MEXICO CITY (CN) — On Friday Juan Carlos Muñiz became the seventh journalist murdered in Mexico in 2022. The police beat reporter for the Fresnillo, Zacatecas, news site Testigo Minero, was shot while working his second job as a taxi driver.
Although violence against journalists is not a new problem in Mexico, it has grown significantly worse under President Andrés Manuel López Obrador, according to political analyst Carlos Bravo Regidor.
“The problem didn’t begin with López Obrador, and it won’t end with him either,” said Bravo, who also works as a research professor in the journalism program at the Mexico-City based government think tank the Center for Research and Teaching in Economics.
“It’s a problem that doesn’t depend on the sitting president, a structural one that has to do with impunity, insecurity and the precariousness of the work of journalists,” he added.
Still, López Obrador isn’t helping the situation.
In February, the president presented in one of his trademark daily morning press conferences what he said were the earnings of journalist Carlos Loret de Mola in retaliation for an investigation into possible conflicts of interest by López Obrador’s son José Ramón López Beltrán.
Conducted by Latinus, the news site founded by Loret de Mola in 2019, and the civil society group Mexicans Against Corruption and Impunity, the investigation found López Beltrán had been living in a Houston mansion rented from a former executive of U.S. oil company Baker Hughes. The company has contracts with the Mexican government to the tune of $151 million.
Bravo called the investigation a "rat's tail" that other journalists "are only beginning to pull on." Reforma's Peniley Ramírez, for example, pulled on the rat's tail and found that the house was never registered as "rented" once López Beltrán moved in with his wife Carolyn Adams.

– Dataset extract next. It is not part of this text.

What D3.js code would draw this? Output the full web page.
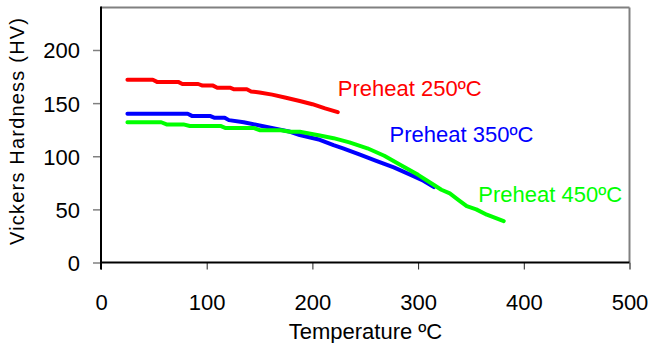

Instead, it was listed as "off the market."
While Loret de Mola’s reputation is anything but squeaky clean — he was found to have staged the arrest of kidnapping suspects in 2005 while working for Mexican media giant Televisa — Bravo said that the MCCI/Latinus investigation is sound and promises to lead to more discoveries of conflicts of interest in López Obrador’s administration.
"There are too many coincidences here," said Bravo.
López Beltrán responded to the accusations by posting what Bravo called a “work of art of self-incrimination” in which he stated that he works as a legal consultant for a Houston-based company called KEI Partners, despite lacking a license to practice law in the United States. KEI Partners was founded by the son and daughter of Daniel Chávez, a prominent Mexican businessman whom López Obrador pegged as "honorary supervisor" of his Maya Train megaproject.
KEI Partners replaced the “Coming Soon” landing page on its website with digital mock-ups and a short video of properties it claims to be building near Houston on the day that López Beltrán posted his statement. In response to a Latinus report noting the hasty uploading of content, KEI Partners issued a statement claiming, among other assertions, that the video in question had been shown to several interested parties since 2019, “including during meetings since 2019 with local officials such as the Harris County Precinct 4 commissioner.”
A spokesperson for Harris County Precinct 4 Commissioner R. Jack Cagle, who has served in the position since 2011, told Courthouse News the commissioner had never before seen the KEI Partners video.
President López Obrador himself has not contested the veracity of the investigations, opting instead to try and deflect attention away from them with unrelated issues such as stirring up long-simmering tensions with Austria over the supposed original headdress of Aztec emperor Moctezuma. Where distraction failed, the ad hominem attacks stepped in.